Per l’ennesima volta, Philip K. Dick
viene ripreso da Hollywood. In questo film, non tra i peggiori
fortunatamente del “Woo americano”, una specie di futuribile “spia
aziendale” a cui viene sottratta la memoria dopo le operazioni si
trova coinvolto suo malgrado nel furto (e sfruttamento) di un’epocale
invenzione che permette di conoscere il futuro. Tra le molte cose che
gli si mettono contro, deve fronteggiare l’assenza di memoria
dell’esperienza in questione che la sua “prassi professionale”
prevede.
Sarà il caos a salvarlo. Molte delle scene d’azione si risolvono solo
con un espediente che sconvolga la situazione e renda impraticabile lo
scontro aperto (l’esplosione nei canali della metro, gli estintori
esplosi durante l’interrogatorio dell’FBI, e altro). Non a caso il
protagonista (un Affleck anche più gommoso e inerte del solito)
re-incontra la biologa che lo aiuterà a salvarsi allorché questa
simula un tifone nel suo laboratorio. Il caos avrebbe potuto salvare
anche questo film.

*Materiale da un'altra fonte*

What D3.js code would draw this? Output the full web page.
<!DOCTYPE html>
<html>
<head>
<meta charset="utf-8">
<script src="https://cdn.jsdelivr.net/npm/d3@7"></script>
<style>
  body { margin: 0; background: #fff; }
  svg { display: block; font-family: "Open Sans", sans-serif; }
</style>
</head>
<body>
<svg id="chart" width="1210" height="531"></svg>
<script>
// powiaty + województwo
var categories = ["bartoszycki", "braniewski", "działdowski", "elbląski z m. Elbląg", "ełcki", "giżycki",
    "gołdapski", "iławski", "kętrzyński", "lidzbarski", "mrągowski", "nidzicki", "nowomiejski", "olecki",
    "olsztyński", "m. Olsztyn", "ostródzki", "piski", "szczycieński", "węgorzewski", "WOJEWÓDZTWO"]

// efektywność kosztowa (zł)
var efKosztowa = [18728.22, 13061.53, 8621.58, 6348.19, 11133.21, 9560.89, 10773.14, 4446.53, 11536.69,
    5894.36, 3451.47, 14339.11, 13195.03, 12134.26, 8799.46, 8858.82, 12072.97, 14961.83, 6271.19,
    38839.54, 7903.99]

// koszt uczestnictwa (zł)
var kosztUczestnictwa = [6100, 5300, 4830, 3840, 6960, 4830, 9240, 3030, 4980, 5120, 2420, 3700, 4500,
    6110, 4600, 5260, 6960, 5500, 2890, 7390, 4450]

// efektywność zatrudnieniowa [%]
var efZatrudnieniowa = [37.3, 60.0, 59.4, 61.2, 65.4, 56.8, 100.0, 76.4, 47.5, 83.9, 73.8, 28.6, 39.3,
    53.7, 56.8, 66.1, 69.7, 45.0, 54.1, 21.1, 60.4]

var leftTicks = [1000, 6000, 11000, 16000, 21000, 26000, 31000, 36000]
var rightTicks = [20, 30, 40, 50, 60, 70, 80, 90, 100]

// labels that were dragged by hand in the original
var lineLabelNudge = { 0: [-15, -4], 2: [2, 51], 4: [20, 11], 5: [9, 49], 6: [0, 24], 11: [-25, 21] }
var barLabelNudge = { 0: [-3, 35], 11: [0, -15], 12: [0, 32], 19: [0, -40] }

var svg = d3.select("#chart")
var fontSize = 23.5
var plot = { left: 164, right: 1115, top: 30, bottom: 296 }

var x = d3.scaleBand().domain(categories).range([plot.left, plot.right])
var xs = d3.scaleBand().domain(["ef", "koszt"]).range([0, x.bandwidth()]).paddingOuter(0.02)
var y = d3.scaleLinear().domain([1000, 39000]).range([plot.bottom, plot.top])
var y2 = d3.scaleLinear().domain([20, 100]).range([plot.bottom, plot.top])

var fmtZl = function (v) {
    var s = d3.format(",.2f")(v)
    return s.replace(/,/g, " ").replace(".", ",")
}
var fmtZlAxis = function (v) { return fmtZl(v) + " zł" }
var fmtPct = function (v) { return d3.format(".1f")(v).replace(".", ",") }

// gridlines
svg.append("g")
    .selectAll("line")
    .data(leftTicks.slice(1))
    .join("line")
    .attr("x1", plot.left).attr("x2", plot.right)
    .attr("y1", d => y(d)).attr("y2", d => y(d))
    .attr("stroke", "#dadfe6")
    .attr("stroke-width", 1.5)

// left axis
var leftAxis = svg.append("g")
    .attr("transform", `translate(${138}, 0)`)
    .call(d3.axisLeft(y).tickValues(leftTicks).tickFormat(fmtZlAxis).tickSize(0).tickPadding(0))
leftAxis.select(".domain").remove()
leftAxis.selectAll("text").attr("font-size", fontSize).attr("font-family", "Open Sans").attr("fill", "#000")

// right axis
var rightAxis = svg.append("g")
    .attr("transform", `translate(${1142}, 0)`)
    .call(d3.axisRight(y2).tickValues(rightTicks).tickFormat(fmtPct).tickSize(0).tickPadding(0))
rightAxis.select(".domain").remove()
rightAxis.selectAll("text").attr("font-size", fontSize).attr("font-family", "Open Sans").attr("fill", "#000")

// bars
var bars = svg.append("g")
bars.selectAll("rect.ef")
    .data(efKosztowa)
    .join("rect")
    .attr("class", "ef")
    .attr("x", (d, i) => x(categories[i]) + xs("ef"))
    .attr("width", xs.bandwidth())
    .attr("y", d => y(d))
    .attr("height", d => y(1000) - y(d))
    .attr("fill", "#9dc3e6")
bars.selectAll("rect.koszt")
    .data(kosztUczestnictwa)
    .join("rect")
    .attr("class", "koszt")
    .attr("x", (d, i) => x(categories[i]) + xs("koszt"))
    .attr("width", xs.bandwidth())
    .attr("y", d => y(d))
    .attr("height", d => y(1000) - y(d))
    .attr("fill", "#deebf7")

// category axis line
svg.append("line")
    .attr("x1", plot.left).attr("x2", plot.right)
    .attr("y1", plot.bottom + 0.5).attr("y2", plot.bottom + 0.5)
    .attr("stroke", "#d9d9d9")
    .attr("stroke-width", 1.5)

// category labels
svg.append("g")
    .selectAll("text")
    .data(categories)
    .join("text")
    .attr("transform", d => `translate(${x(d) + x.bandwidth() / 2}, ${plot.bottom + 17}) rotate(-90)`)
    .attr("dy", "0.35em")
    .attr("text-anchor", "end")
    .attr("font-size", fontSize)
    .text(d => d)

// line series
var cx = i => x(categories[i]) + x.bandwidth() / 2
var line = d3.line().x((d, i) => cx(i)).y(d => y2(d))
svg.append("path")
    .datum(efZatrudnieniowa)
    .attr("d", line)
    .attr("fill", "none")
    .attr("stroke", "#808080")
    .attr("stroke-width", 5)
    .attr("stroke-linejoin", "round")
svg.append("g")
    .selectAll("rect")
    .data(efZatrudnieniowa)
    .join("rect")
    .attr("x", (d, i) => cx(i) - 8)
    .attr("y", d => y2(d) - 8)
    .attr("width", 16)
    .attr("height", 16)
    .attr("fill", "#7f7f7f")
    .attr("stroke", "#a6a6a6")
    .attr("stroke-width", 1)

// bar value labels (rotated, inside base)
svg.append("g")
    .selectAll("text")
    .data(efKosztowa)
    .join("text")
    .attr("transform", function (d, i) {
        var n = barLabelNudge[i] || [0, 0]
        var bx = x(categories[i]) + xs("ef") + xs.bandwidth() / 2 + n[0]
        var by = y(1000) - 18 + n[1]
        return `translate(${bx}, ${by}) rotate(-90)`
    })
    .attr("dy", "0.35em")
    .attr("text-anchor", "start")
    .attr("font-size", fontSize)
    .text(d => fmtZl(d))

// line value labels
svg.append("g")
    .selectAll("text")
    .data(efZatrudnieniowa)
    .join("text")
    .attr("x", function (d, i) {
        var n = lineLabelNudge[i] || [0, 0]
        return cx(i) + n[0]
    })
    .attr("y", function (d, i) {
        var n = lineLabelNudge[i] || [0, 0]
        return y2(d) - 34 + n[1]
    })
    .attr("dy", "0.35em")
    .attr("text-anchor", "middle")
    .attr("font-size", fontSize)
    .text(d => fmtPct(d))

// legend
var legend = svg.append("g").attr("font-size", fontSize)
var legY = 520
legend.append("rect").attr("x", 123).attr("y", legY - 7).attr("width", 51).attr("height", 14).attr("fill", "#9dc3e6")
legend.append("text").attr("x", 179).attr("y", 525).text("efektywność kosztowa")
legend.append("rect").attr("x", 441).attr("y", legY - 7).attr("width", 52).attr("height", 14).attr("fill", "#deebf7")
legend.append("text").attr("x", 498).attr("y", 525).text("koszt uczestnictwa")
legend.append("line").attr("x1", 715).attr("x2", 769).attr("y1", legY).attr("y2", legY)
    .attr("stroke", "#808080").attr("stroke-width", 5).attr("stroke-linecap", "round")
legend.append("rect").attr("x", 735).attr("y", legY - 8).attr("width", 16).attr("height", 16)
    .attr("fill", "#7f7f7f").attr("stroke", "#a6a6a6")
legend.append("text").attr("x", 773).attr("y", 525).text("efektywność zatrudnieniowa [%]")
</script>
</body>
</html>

Nella prima parte specialmente, il tempo
dickianamente out of joint (come si intitola una sua opera)
viene reso in modo antitetico rispetto al grande
Minority Report
spielberghiano, dove l’azione e la struttura testuale che la
presuppone e la contiene raggiungevano e esplicitavano il paradosso
(paradosso parallelo a quello temporale del plot) attraverso il loro
semplice combaciare. Qui, la struttura testuale del film esplode, i
tre anni di memoria che Affleck perde rimangono un buco nel
film, se ne sente lo squilibrio. I richiami passato-presente-futuro
(la funzione “profetica” dell’antincendio, gli indizi che il
protagonista invia al se stesso del futuro) sono piazzati lì, slegati
non certo dalla storia ma sicuramente dalla conscia dispersività della
messa in scena – tutto torna ma la regia scombina ad arte le carte in
tavola. Ci sono vari flashback e flash-forward “in libertà”, piazzati
incoerentemente rispetto al disegno generale narrativo (compreso
quello capitale che vede la morte del protagonista), che perde
importanza rispetto al singolo elemento, e infatti una delle
invenzioni rese possibili dai ladrocini del protagonista, all’inizio,
libera la figura tridimensionale creata da un pc dallo schermo stesso,
restituendola completamente allo spazio – dunque una cornice che
svanisce. Come svanisce appunto la struttura del film, a fronte della
smisurata importanza concessa all’attimo, all’istante presente, spesso
determinante in molte situazioni del film ma mai prevedibile, sempre
apparentemente scisso (grazie alla regia e al montaggio) rispetto allo
scorrere della narrazione. E sovente dilatato innaturalmente (come ha
sempre fatto Woo, provocando in certi casi addirittura paragoni non
infondatissimi con Peckinpah), come nella scena in cui l’eroe torna
alla coscienza dopo la perdita della memoria dei tre anni in cui ha
agito a favore della compagnia che voleva realizzare il modo per
vedere il futuro.
Peccato che poi le cose cambino. Il caos degenera in confusione, e da
quando la biologa interpretata dalla Thurman si affianca all’eroe le
scene d’azione perdono parecchio in efficacia, si rallentano,
l’importanza dell’attimo va a farsi benedire disperdendosi in una
fanghiglia visiva di poco conto. Arriva persino il temutissimo momento
in cui si dà fondo ai più vieti cliché di John Woo (colombe, allusioni
cristologiche, pistole incrociate). Avremmo preferito farne a meno.
Rimane un’idea di messa in scena interessante e particolarmente
azzeccata, ma non sviluppata fino in fondo. Comunque in definitiva
rimane un prodotto non così malvagio.